Navalny himself remains in jail after being arrested upon his return to Russia on Jan. 17, facing a court hearing next week on alleged parole violations that could result in a yearslong prison sentence.

He had spent the previous five months recovering in Germany from a poisoning that he described as an assassination attempt by the Russian state — and his return helped precipitate the biggest anti-Kremlin protests in years.

His supporters hope that public pressure will lead the Kremlin to release Navalny, but Wednesday’s raids suggested that it had no intention of doing so. Raids were conducted at Navalny’s apartment and that of his wife, his YouTube studio, his foundation’s office and the homes of at least four close associates.

The Kremlin denies having anything to do with Navalny’s poisoning.
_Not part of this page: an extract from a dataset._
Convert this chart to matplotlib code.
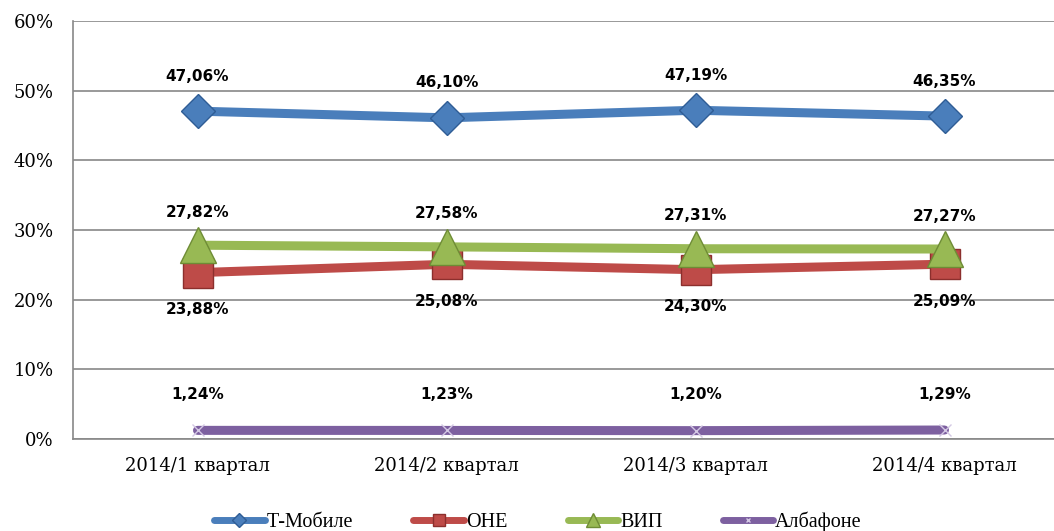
import matplotlib
matplotlib.use("Agg")
import matplotlib.pyplot as plt
from matplotlib.ticker import FuncFormatter

categories = ["2014/1 квартал", "2014/2 квартал", "2014/3 квартал", "2014/4 квартал"]
t_mobile = [47.06, 46.10, 47.19, 46.35]
one = [23.88, 25.08, 24.30, 25.09]
vip = [27.82, 27.58, 27.31, 27.27]
alba = [1.24, 1.23, 1.20, 1.29]
series_names = ["Т-Мобиле", "ОНЕ", "ВИП", "Албафоне"]

fig = plt.figure(figsize=(10.54, 5.31), dpi=100)
ax = fig.add_axes([73/1054, 1-439/531, (1069-73)/1054, (439-21)/531])

x = list(range(len(categories)))
styles = [
    (t_mobile, "#4a7ebb", "D", 17.5, "#2f5d95", 35),
    (one, "#be4b48", "s", 22, "#8c2f2d", -37),
    (vip, "#98b954", "^", 26, "#6e8c35", 33),
    (alba, "#7d60a0", "x", 8, "#d4c8e4", 36),
]
handles = []
for (vals, col, mk, ms, mec, off), name in zip(styles, series_names):
    h, = ax.plot(x, vals, color=col, lw=6.5, marker=mk, ms=ms,
                 mfc=col if mk != "x" else "none", mec=mec, mew=1.0,
                 solid_capstyle="round", label=name, zorder=3)
    handles.append(h)
    for xi, v in zip(x, vals):
        ax.annotate(f"{v:.2f}%".replace(".", ","), (xi, v), xytext=(0, off),
                    textcoords="offset pixels", ha="center", va="center",
                    fontsize=11, fontweight="bold", family="DejaVu Sans", zorder=5)

ax.set_xlim(-0.5, 3.5)
ax.set_ylim(0, 60)
ax.set_yticks(range(0, 61, 10))
ax.yaxis.set_major_formatter(FuncFormatter(lambda v, p: f"{int(v)}%"))
ax.set_xticks(x)
ax.set_xticklabels(categories)
for lab in ax.get_xticklabels() + ax.get_yticklabels():
    lab.set_family("DejaVu Serif")
    lab.set_fontsize(13)
ax.tick_params(axis="both", length=0)
ax.tick_params(axis="x", pad=13)
ax.tick_params(axis="y", pad=14)
ax.grid(axis="y", color="#888888", lw=1.2, zorder=0)
for s in ["top", "right"]:
    ax.spines[s].set_visible(False)
ax.spines["left"].set_color("#888888")
ax.spines["bottom"].set_color("#888888")
ax.spines["left"].set_linewidth(1.2)
ax.spines["bottom"].set_linewidth(1.2)

leg = fig.legend(handles=handles, loc="center", bbox_to_anchor=(538/1054, 1-522/531),
                 ncol=4, frameon=False, handlelength=2.5, columnspacing=3.0,
                 handletextpad=0.1, prop={"family": "Liberation Serif", "size": 14.5},
                 markerscale=0.4)
for lh in leg.get_lines():
    lh.set_linewidth(5)
fig.savefig("out.png", dpi=100)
On Wednesday, police officers came to the home of Navalny’s wife, Yulia Navalnaya, and forced their way into her apartment despite her insistence that they wait for her lawyer to arrive, according to video from the scene.

“They’ve broken my door and entered the apartment,” Navalnaya yelled down to journalists outside her Moscow high-rise. “They won’t let my lawyer in.”
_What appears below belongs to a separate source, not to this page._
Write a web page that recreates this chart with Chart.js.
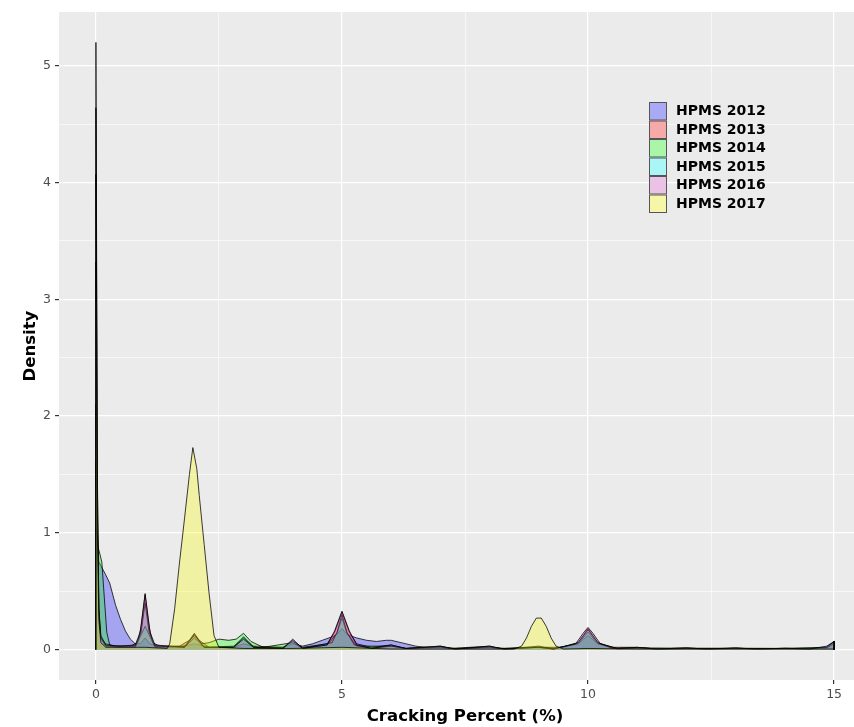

Two other associates of Navalny — his spokesperson, Kira Yarmysh, and a member of his investigations team, Georgy Alburov — were taken from jail to be present at their apartments as they were searched, their supporters said.

The apartment of Anastasia Vasilieva, who leads a medical workers group allied with Navalny, was also searched. Her spokesperson posted a video of Vasilieva playing the piano while being confronted by a police officer.

The head of Navalny’s anti-corruption foundation, Ivan Zhdanov, posted surveillance camera footage to Twitter showing a stream of police officers crowding the corridor at the organization’s office. Police also searched the office of Navalny Live, his YouTube channel, and took the channel’s director, Lyubov Sobol, to her home to continue their search there, according to her lawyer, Vladimir Voronin.

It was not clear what the officers were looking for, though Zhdanov said the searches were connected to allegations of health code violations. Moscow health authorities said that phone location data showed that 19 people sick with COVID-19 had attended the unauthorized pro-Navalny rally in central Moscow last Saturday.


In all, more than 3,000 people were arrested Saturday amid one of the most striking displays of discontent that Putin has faced in 21 years in power. Navalny’s supporters plan another nationwide protest Sunday and have called on people in Moscow to gather in front of the headquarters of the domestic intelligence agency, the FSB.

The protests have rattled the Kremlin, with state television devoting extensive broadcast time to attacking Navalny in recent days, after years of ignoring him. But Dmitri Peskov, Putin’s spokesperson, insisted Wednesday that the president was unmoved.

“There are incomparably more of those who support Putin than those who don’t,” Peskov told reporters. “The majority, of course, makes more of an impression.”